# Burgundy Hunt Coat. to buy or to not buy?



## Devonlad (3 August 2017)

Well iv been hunting for a little while, 22 years'ish... and have been lucky to hunt with a number of packs; Cotswold, Stevenstone, Torrington Farmers,Tetcott and a couple of crazy days with the Heythrop when it was lucky enough to have Julian there. Iv decided that I'm entering a mid life crisis at the age of 31 on Saturday and I'm going to break the rules and trade my black hunt coat for a Burgundy Hunt coat with four buttons! 
Yes that's right, I'm not a master, or hunt staff?  Apart from the odd day as a whip?! I'm going to buy and wear Burgundy... really its not pink, red or scarlet so should there be any real reason why I shouldn't?


----------



## Equi (3 August 2017)

Id be more linclined to ask the hunts you plan to hunt with. Some may be strict in that they only want black/tweed behind the master. Some might not care. 

Personally i can't image the coat you mean but im a traditionalist, i like to see just black and red lol


----------



## Devonlad (3 August 2017)

I am a traditionalist as well but I'm starting to think that hunting needs to move slightly with the times, do we really need to be ringing hunt sec's on a Friday night to see what colour hunt coat one should wear behind the master on a Saturday lawn meet? some of the black 'jackets' people wear these days are horrific in one persons eye (like me) compared to a well fitted practical Mears hunt coat in another colour?


----------



## Shay (5 August 2017)

Its difficult because so much of it is bound up with the concept of respect for the landowner - especially at a lawn meet.  Some hunts are fairly relaxed about it and would be happy to see you pretty much regardless.  But some are more traditional.  For me the question would be this - would my choice of coat upset someone else?  If so then I would not wear it (unless there was some other compelling reason.)  

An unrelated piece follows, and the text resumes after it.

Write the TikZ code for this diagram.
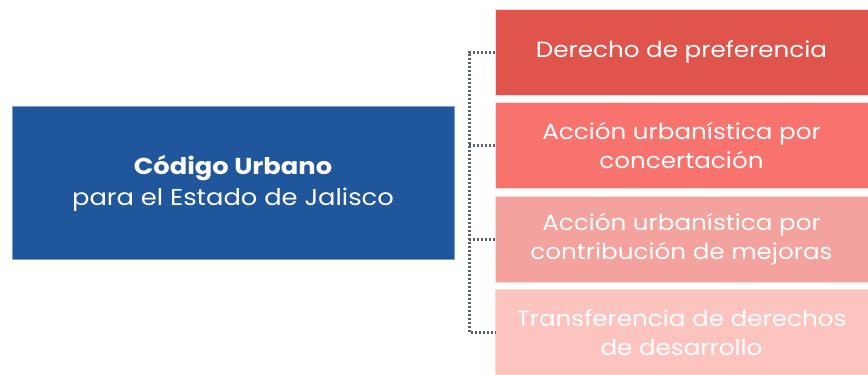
\documentclass[tikz,border=0pt]{standalone}
\usepackage{fontspec}
\setmainfont{Poppins}[FakeStretch=1.12]
\usepackage{xcolor}
\usepackage{tikz}
\usetikzlibrary{positioning}

\definecolor{codeblue}{HTML}{20569B}
\definecolor{codeedge}{HTML}{7F9CC8}
\definecolor{redA}{HTML}{E0554B}
\definecolor{redB}{HTML}{F8736D}
\definecolor{redC}{HTML}{F3A29D}
\definecolor{redD}{HTML}{FDC3BF}
\definecolor{busgray}{HTML}{56626E}

\begin{document}
\begin{tikzpicture}[
  x=1pt, y=-1pt,
  node distance=7.5pt,
  code/.style={draw=codeedge, line width=0.8pt, fill=codeblue, text=white, align=center,
    minimum width=442pt, minimum height=153pt, outer sep=0pt, font=\fontsize{23}{31}\selectfont},
  item/.style={draw=white!85!red, line width=0.6pt, text=white, align=center,
    minimum width=373pt, minimum height=86pt, outer sep=0pt,
    font=\fontsize{22}{29}\selectfont},
  bus/.style={draw=busgray, line width=3pt, dash pattern=on 2.4pt off 1.6pt}
]
\useasboundingbox (0,0) rectangle (868,375);

\node[code] (code) at (233,183) {\textbf{Código Urbano}\\para el Estado de Jalisco};

\node[item, fill=redA, anchor=north west] (pref) at (495,9) {Derecho de preferencia};
\node[item, fill=redB, below=of pref] (conc) {Acción urbanística por\\concertación};
\node[item, fill=redC, below=of conc] (mej) {Acción urbanística por\\contribución de mejoras};
\node[item, fill=redD, below=of mej] (trans) {Transferencia de derechos\\de desarrollo};

\coordinate (rail) at (469,0);
\draw[bus] (pref.west) -- (pref.west -| rail) -- (trans.west -| rail) -- (trans.west);
\draw[bus] (conc.west -| rail) -- (conc.west);
\draw[bus] (mej.west -| rail) -- (mej.west);
\end{tikzpicture}
\end{document}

Yes sometimes hunting does need to move with the times.  But sometimes the traditions actually have a purpose. The colour of your coat - and collar if you have one - makes you easy to identify in the rain, mist and haze.  It it is in tweed it is probably a child (unless before opening meet) and might need space and / or help.  (Or is good for a lead over something huge).  If it is in pink its a huntsman and if close you are in the wrong place.  If it has a collar it knows what it is doing and will help you.  If it is in blue it is female; if it is in black it is male (not that the distinction is terribly relevant these days.)  But there is a purpose behind those choices.


----------



## spacefaer (5 August 2017)

You definitely shouldn't have four buttons on your coat if you are not an MFH. Members of the field should have three. If you are going to whip in occasionally, then you should still have 3 and not 5 as employed hunt staff do. But you know this, surely? 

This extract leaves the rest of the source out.